Had a wonderful high school life and then went to Penn State University, where I studied Commercial Consumer Services with a major in Foods. To back up, during my teenage years of showing my 4-H Jersey cows at three county fairs, I met this really cute boy from Greene County named Sam Minor. I was 14 – he was 16. We ran around the fair together but were just friends until I went to PSU. He was a junior. We renewed our friendship and were married before my senior year! I graduated in 1962 from Penn State.

 

My first job was in a small Pennsylvania Dutch town of Millersburg, PA, with an electric power company, PPSL. I was the home economist selling electricity by teaching homemakers how to use all of the many new electric appliances coming on the market. Like the microwave! We never thought it would last!

 

I worked for two years and then became a mother in 1963 with the birth of Marcia. We both believed it was important for me to be a full time Mom during those early years of child rearing. Most women did at that time. Tee, Jody & Jill and Sam also were born to make our home a very lively place!

 

We lived in Ithaca, New York, for eight years and then moved to Brookville, PA, to work with a farm family that had developed a farm market. Sam was ready for a change and this was a perfect opportunity to pursue dreams we’d been playing with. (Milking cows, selling milk, etc.) While in Brookville, Sam worked with the herd and managed the building of a restaurant on the farm. I had the fun of building a bake shop within the market. It was a great experience but Sam got a call from a large artificial breeding company in California to interview for a management job. He did and we moved to California for one year only because we had just bought this perfect 80 acre farm in Eighty Four, PA, with a stone house built in 1800; big and strong enough for all of us! We loved California but couldn’t wait to get back to Pennsylvania to make our dreams come true.

 

And they did!
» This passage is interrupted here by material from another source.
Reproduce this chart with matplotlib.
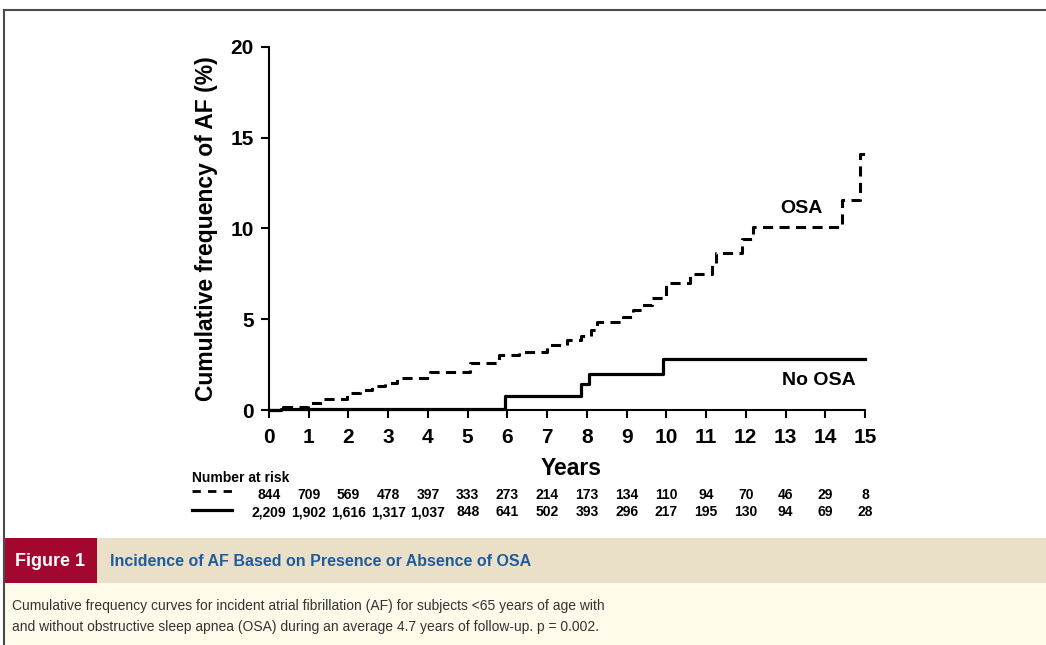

In the corner of the SpringHouse processing room – engraved in the concrete – “Dreams really do come true”!

We started working on building this wonderful business in 1973 and opened the door at Christmas 1975. It was hard! Hard to get the financing but then a wonderful farm credit manager knew and believed in us and thought we could do it. We lived without an income for six months. That was really hard but we kept pushing forward. The first year was so busy. Sam milked the cows and did the processing with the help of family and friends! I ran the store with our small children for a year before we had any help. Slowly but surely it started to come together. We started having chicken bar b q because one of Dad’s friends thought it would be great. He gave us the bar b q sauce recipe (still a secret) and even came to help cook the chicken! Another one of Dad’s friends helped process and Dad taught us how to make eggnog. We kept adding whatever our customers asked for and ended up eventually cooking lunch as well as selling milk, cheese, ice cream & baked goods. Cheese was the greatest income producing product for the first two years! It grew as did our family and the number of wonderful people who helped make it all happen! Three of those people, June, Bill and Sandy, have been here approximately a combined 82 years! Many more have made it happen for 10, 15 and 20 years!

 

In 1987, we doubled the size of the store and added a real commercial kitchen. The SunPorch seats 50-60 people who come for a lunch or supper of good country cooking. The tables turned as we now often have 350-750 people come through the doors daily. Those 750 people come on special event days like hog roasts, chicken bar b q, etc.

 

I am so excited to get to share the lifestyle in which I grew up with my twenty grandchildren and all those wonderful folks who walk through our front door every day, every week or even every month! There is nothing better than good, honest hard work; family recipe cooking; the love of agriculture; a relationship with a loving Creator; and all that goes with life on the farm and in an American family business!